A new option --ignore-in-progress was considered but dropped because it
was not exactly clear what should happen. Sometimes you can switch away
and get back safely and resume the operation. Sometimes not. And the
git-checkout behavior is automatically clear merge/revert/cherry-pick,
which makes it a bit even more confusing [1].

We may revisit and add this option in the future. But for now play it
safe and not allow it (you can't even skip this check with --force).

I think this is a good compromise, lets see how it goes (I think I
broadly agree with Elijah's suggestion to allow the switch if we can
safely switch back again if we want to add --ignore-in-progress in the
future).

I probably will revisit this topic much sooner than I thought.

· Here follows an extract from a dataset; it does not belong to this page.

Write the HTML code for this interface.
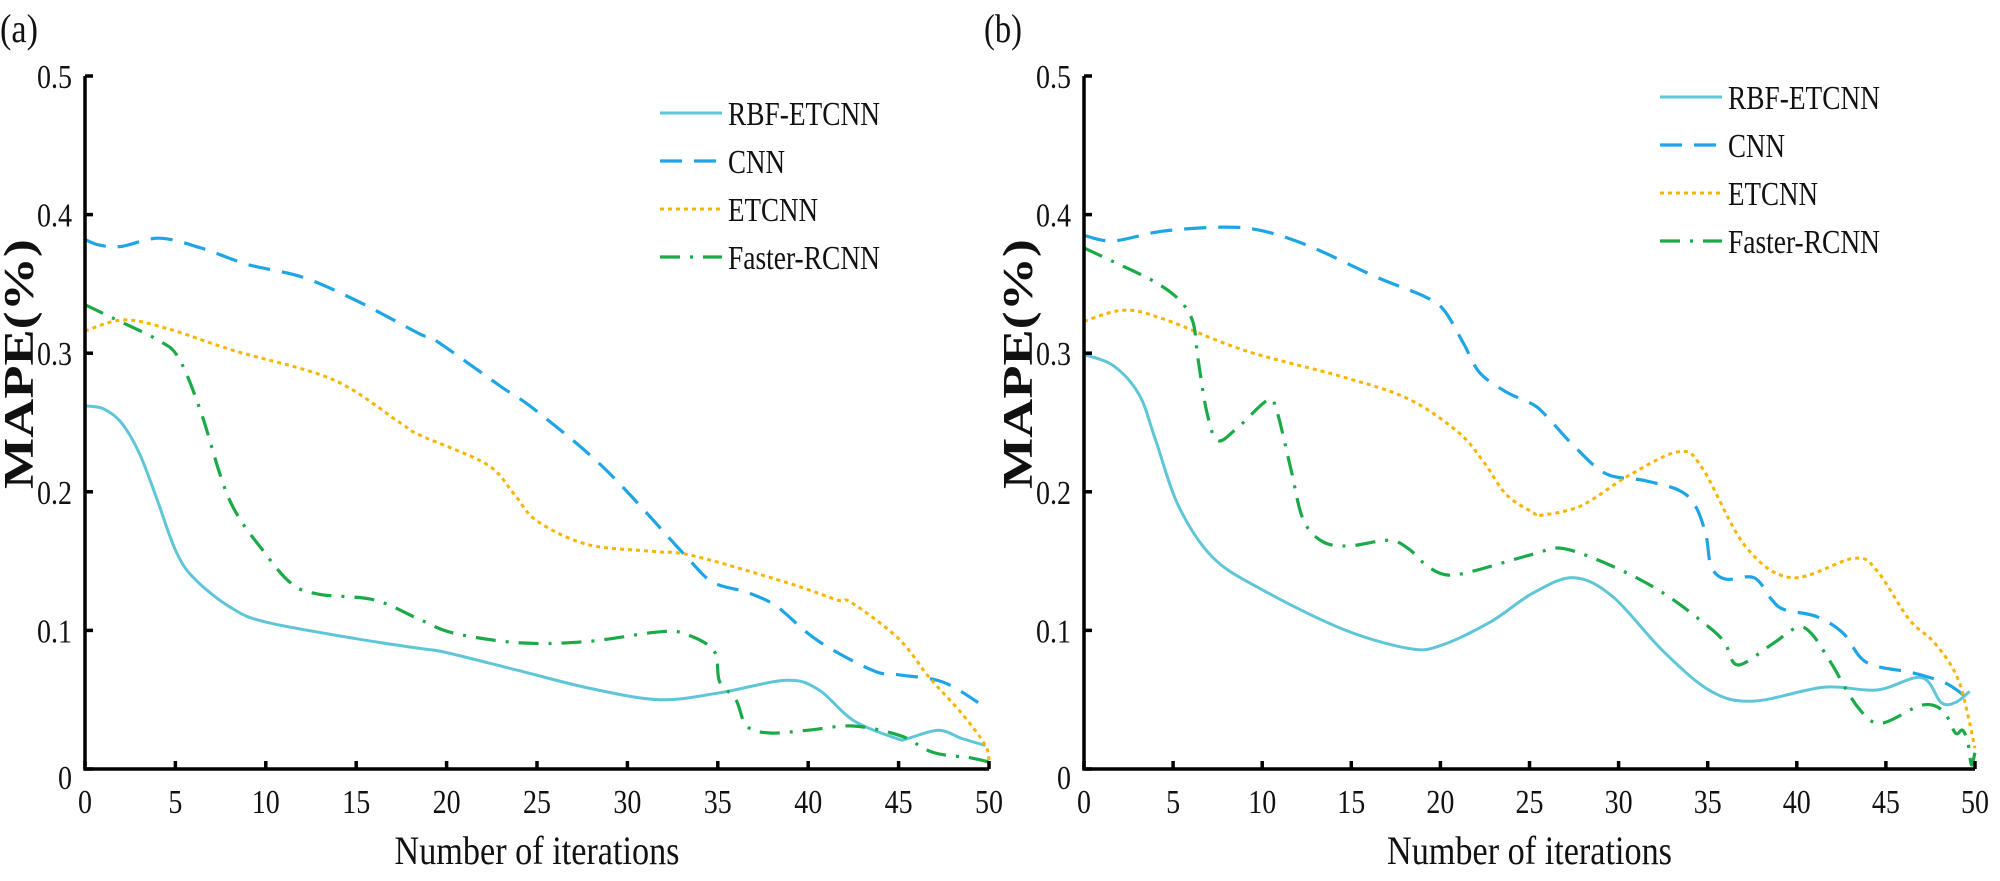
<!DOCTYPE html>
<html><head><meta charset="utf-8"><style>
html,body{margin:0;padding:0;background:#fff;}
svg{display:block;font-family:"Liberation Serif",serif;}
</style></head><body>
<svg id="chart" width="2000" height="881" viewBox="0 0 2000 881" xmlns="http://www.w3.org/2000/svg"></svg>
<script>
const xTicks = [0,5,10,15,20,25,30,35,40,45,50];
const yTicks = [0,0.1,0.2,0.3,0.4,0.5];
const yTickLabels = ["0","0.1","0.2","0.3","0.4","0.5"];
const seriesNames = ["RBF-ETCNN","CNN","ETCNN","Faster-RCNN"];

// Panel (a)
const aRbfX = [0,1,2,3,4,5,6,8,10,15,18.5,20,24,28,31.8,35.1,38.8,40.6,42.5,44.9,45.5,47.2,48.5,49.8];
const aRbfY = [0.262,0.26,0.25,0.228,0.194,0.158,0.138,0.117,0.106,0.094,0.087,0.084,0.071,0.058,0.05,0.055,0.064,0.057,0.035,0.022,0.022,0.028,0.022,0.017];
const aCnnX = [0,0.8,2,4.1,6.4,9,12,15,18.5,19.3,23,24.9,28.8,33.2,34.7,36.5,37.8,38.4,40.6,43.6,45,47.4,49.4];
const aCnnY = [0.382,0.378,0.377,0.383,0.376,0.364,0.355,0.338,0.314,0.31,0.276,0.259,0.216,0.154,0.135,0.128,0.121,0.116,0.092,0.071,0.068,0.063,0.048];
const aEtX = [0,2.1,4.5,8.2,13.7,17.4,18.5,22.2,23.7,25,27.8,31.4,33.6,38.7,41.6,42.4,45,46.7,48.5,49.8,50];
const aEtY = [0.316,0.324,0.318,0.302,0.281,0.25,0.241,0.22,0.199,0.179,0.162,0.157,0.154,0.135,0.122,0.12,0.094,0.066,0.04,0.017,0.005];
const aFrX = [0,1.6,4.1,5.2,6.4,8,10,11.5,13,16,18.5,20.4,24.1,27.8,31.8,33.3,34.8,35.1,36,36.6,37.9,40,42.5,45.1,46.9,49,50];
const aFrY = [0.335,0.325,0.309,0.296,0.258,0.194,0.155,0.133,0.126,0.122,0.108,0.098,0.091,0.092,0.099,0.097,0.085,0.063,0.05,0.031,0.026,0.028,0.031,0.024,0.012,0.008,0.005];

// Panel (b)
const bRbfX = [0,1.65,3.1,4,5.3,7.2,9.9,14.5,18.2,20,22.8,25.2,27.5,29.7,32.5,35.2,37.6,41.5,44.5,47,48.1,48.9,49.7];
const bRbfY = [0.299,0.291,0.27,0.238,0.19,0.153,0.13,0.101,0.087,0.089,0.106,0.127,0.138,0.124,0.085,0.056,0.049,0.059,0.057,0.066,0.048,0.048,0.056];
const bCnnX = [0,1.65,4.4,7.9,10.1,12.7,16.4,19.1,20.2,21.3,22.2,23.7,25.2,26,27.5,29.3,31.5,33.4,34.3,34.9,35.2,36,37.6,38.6,39.3,41.1,42.6,43.9,46.3,47.2,48.5,49.7];
const bCnnY = [0.385,0.381,0.388,0.391,0.388,0.377,0.355,0.341,0.331,0.307,0.286,0.272,0.263,0.254,0.233,0.213,0.208,0.201,0.19,0.169,0.146,0.137,0.138,0.122,0.115,0.11,0.098,0.077,0.07,0.067,0.061,0.05];
const bEtX = [0,2.2,4.4,9,14.5,18.2,21,22.4,23.7,25.2,25.6,27.9,30.6,33.4,34.7,37.1,39.7,43.2,44.5,46.3,47.8,49.1,50];
const bEtY = [0.323,0.331,0.325,0.302,0.283,0.267,0.243,0.222,0.198,0.185,0.183,0.19,0.212,0.229,0.217,0.161,0.138,0.152,0.143,0.108,0.09,0.063,0.015];
const bFrX = [0,1.65,3.9,5.3,6.1,6.4,6.9,7.5,8.6,10.3,10.8,11.6,12.3,13.4,14.9,17.1,18.2,19.3,20.4,21.9,25.2,26.9,29.7,32.5,35.2,36,36.7,38.6,40,40.8,41.9,43.4,44.7,47,48.2,48.9,49.3,49.6,49.8,50];
const bFrY = [0.376,0.366,0.352,0.339,0.323,0.296,0.257,0.237,0.246,0.266,0.259,0.217,0.18,0.164,0.161,0.165,0.159,0.146,0.14,0.143,0.155,0.159,0.146,0.127,0.101,0.09,0.075,0.09,0.102,0.098,0.077,0.045,0.033,0.046,0.042,0.026,0.028,0.019,0.003,0.012];

const NS = "http://www.w3.org/2000/svg";
const svg = document.getElementById("chart");
function mk(tag, attrs, parent){
  const e = document.createElementNS(NS, tag);
  for (const k in attrs) e.setAttribute(k, attrs[k]);
  (parent||svg).appendChild(e);
  return e;
}
function smooth(pts){
  let d = "M"+pts[0][0].toFixed(1)+","+pts[0][1].toFixed(1);
  for (let i=0;i<pts.length-1;i++){
    const p0=pts[Math.max(0,i-1)], p1=pts[i], p2=pts[i+1], p3=pts[Math.min(pts.length-1,i+2)];
    const c1=[p1[0]+(p2[0]-p0[0])/6, p1[1]+(p2[1]-p0[1])/6];
    const c2=[p2[0]-(p3[0]-p1[0])/6, p2[1]-(p3[1]-p1[1])/6];
    d += " C"+c1[0].toFixed(1)+","+c1[1].toFixed(1)+" "+c2[0].toFixed(1)+","+c2[1].toFixed(1)+" "+p2[0].toFixed(1)+","+p2[1].toFixed(1);
  }
  return d;
}
const colors = ["#5fc6d8","#1ea5e6","#f7b500","#1aaa48"];
const dashes = ["none","22 12","4 4","20 10 3 10"];
const widths = [3,3.2,3,3.2];
function lblLen(s){ let n=0; for (const c of s) n += (c==='.'?7:14); return n; }

function panel(cfg){
  const g = mk("g",{});
  
  
  const X0=cfg.x0, X1=cfg.x1, Y0=769, Y1=76;
  const sx = v => X0 + (v-0)/(50)*(X1-X0);
  const sy = v => Y0 - v/0.5*(Y0-Y1);
  // series
  cfg.series.forEach((s,i)=>{
    const pts = s[0].map((x,j)=>[sx(x), sy(s[1][j])]);
    const p = mk("path",{d:smooth(pts),fill:"none",stroke:colors[i],"stroke-width":widths[i],"stroke-dasharray":dashes[i]},g);
    
    
  });
  // axes
  const ax = mk("path",{d:`M${X0},${Y1} L${X0},${Y0} L${X1},${Y0}`,fill:"none",stroke:"#000","stroke-width":3.5},g);
  
  
  xTicks.forEach(t=>{
    const x=sx(t);
    mk("line",{x1:x,y1:Y0,x2:x,y2:Y0-8,stroke:"#000","stroke-width":3.5},g);
    const tx = mk("text",{x:x,y:Y0+44,"text-anchor":"middle","font-size":34,textLength:lblLen(String(t)),lengthAdjust:"spacingAndGlyphs",fill:"#111"},g);
    tx.textContent = String(t);
    
    
  });
  yTicks.forEach((t,i)=>{
    const y=sy(t);
    mk("line",{x1:X0,y1:y,x2:X0+8,y2:y,stroke:"#000","stroke-width":3.5},g);
    const lab = yTickLabels[i];
    const ty = mk("text",{x:X0-13,y:y+(i===0?20:12),"text-anchor":"end","font-size":34,textLength:lblLen(lab),lengthAdjust:"spacingAndGlyphs",fill:"#111"},g);
    ty.textContent = lab;
    
    
  });
  const xt = mk("text",{x:(X0+X1)/2,y:864,"text-anchor":"middle","font-size":40,textLength:285,lengthAdjust:"spacingAndGlyphs",fill:"#111"},g);
  xt.textContent = "Number of iterations";
  
  
  const yt = mk("text",{x:0,y:0,"text-anchor":"middle","font-size":42,"font-weight":"bold",textLength:250,lengthAdjust:"spacingAndGlyphs",fill:"#111",transform:`translate(${X0-52},364) rotate(-90)`},g);
  yt.textContent = "MAPE(%)";
  
  
  const pl = mk("text",{x:cfg.lx,y:42,"font-size":40,textLength:38,lengthAdjust:"spacingAndGlyphs",fill:"#111"},g);
  pl.textContent = cfg.label;
  
  
  // legend
  seriesNames.forEach((n,i)=>{
    const y = cfg.legY + i*cfg.legStep;
    const ln = mk("line",{x1:cfg.legX,y1:y,x2:cfg.legX+62,y2:y,stroke:colors[i],"stroke-width":widths[i],"stroke-dasharray":dashes[i]},g);
    
    
    const lens=[152,57,90,152];
    const t = mk("text",{x:cfg.legX+68,y:y+12,"font-size":34,textLength:lens[i],lengthAdjust:"spacingAndGlyphs",fill:"#111"},g);
    t.textContent = n;
    
    
  });
}
panel({name:"panel-a",label:"(a)",lx:0,x0:85,x1:989,legX:660,legY:113,legStep:48,
  series:[[aRbfX,aRbfY],[aCnnX,aCnnY],[aEtX,aEtY],[aFrX,aFrY]]});
panel({name:"panel-b",label:"(b)",lx:984,x0:1084,x1:1975,legX:1660,legY:97,legStep:48,
  series:[[bRbfX,bRbfY],[bCnnX,bCnnY],[bEtX,bEtY],[bFrX,bFrY]]});
</script>
</body></html>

I did a
bisect today and found out "git switch" would not let me choose some
"random" commit to test, which I suspected more likely where the
problem was, or at least helped reduce the bisect steps. I had to go
back to "git checkout" and was not so happy.

Oh that's a pain, but should be safe as you describe below.

This probably falls under the "safe to switch" (and not even back)
category, as long as switching does not destroy any data, since bisect
is basically jumping between commits with a clean worktree/index until
you find the right one. >>> +static void die_if_some_operation_in_progress(void)
+{
+     struct wt_status_state state;
+
+     memset(&state, 0, sizeof(state));
+     wt_status_get_state(the_repository, &state, 0);
+
+     if (state.merge_in_progress)
+             die(_("cannot switch branch while merging\n"
+                   "Consider \"git merge --quit\" "
+                   "or \"git worktree add\"."));

I'm not sure merge --quit exists, 'git grep \"quit origin/pu' shows
matches for builtin/{am.c,rebase.c,revert.c}. The --quit option for the
sequencer command does not touch the index or working tree (that's the
difference between --quit and --abort) so the switch can still fail due
changes in the index and worktree that would be overwritten by the switch.

Eck! Let me check if --abort is the same thing there or we need to add --quit...

I think the --quit options generally leave the index and worktree alone, they just remove the state files whereas abort resets the index and worktree (with reset --mixed for merge and cherry-pick/revert, I think rebase does reset --hard) and also rewinds HEAD for rebases and sequences of cherry-picks and revert but that wont apply to merges as they are one-shot operations.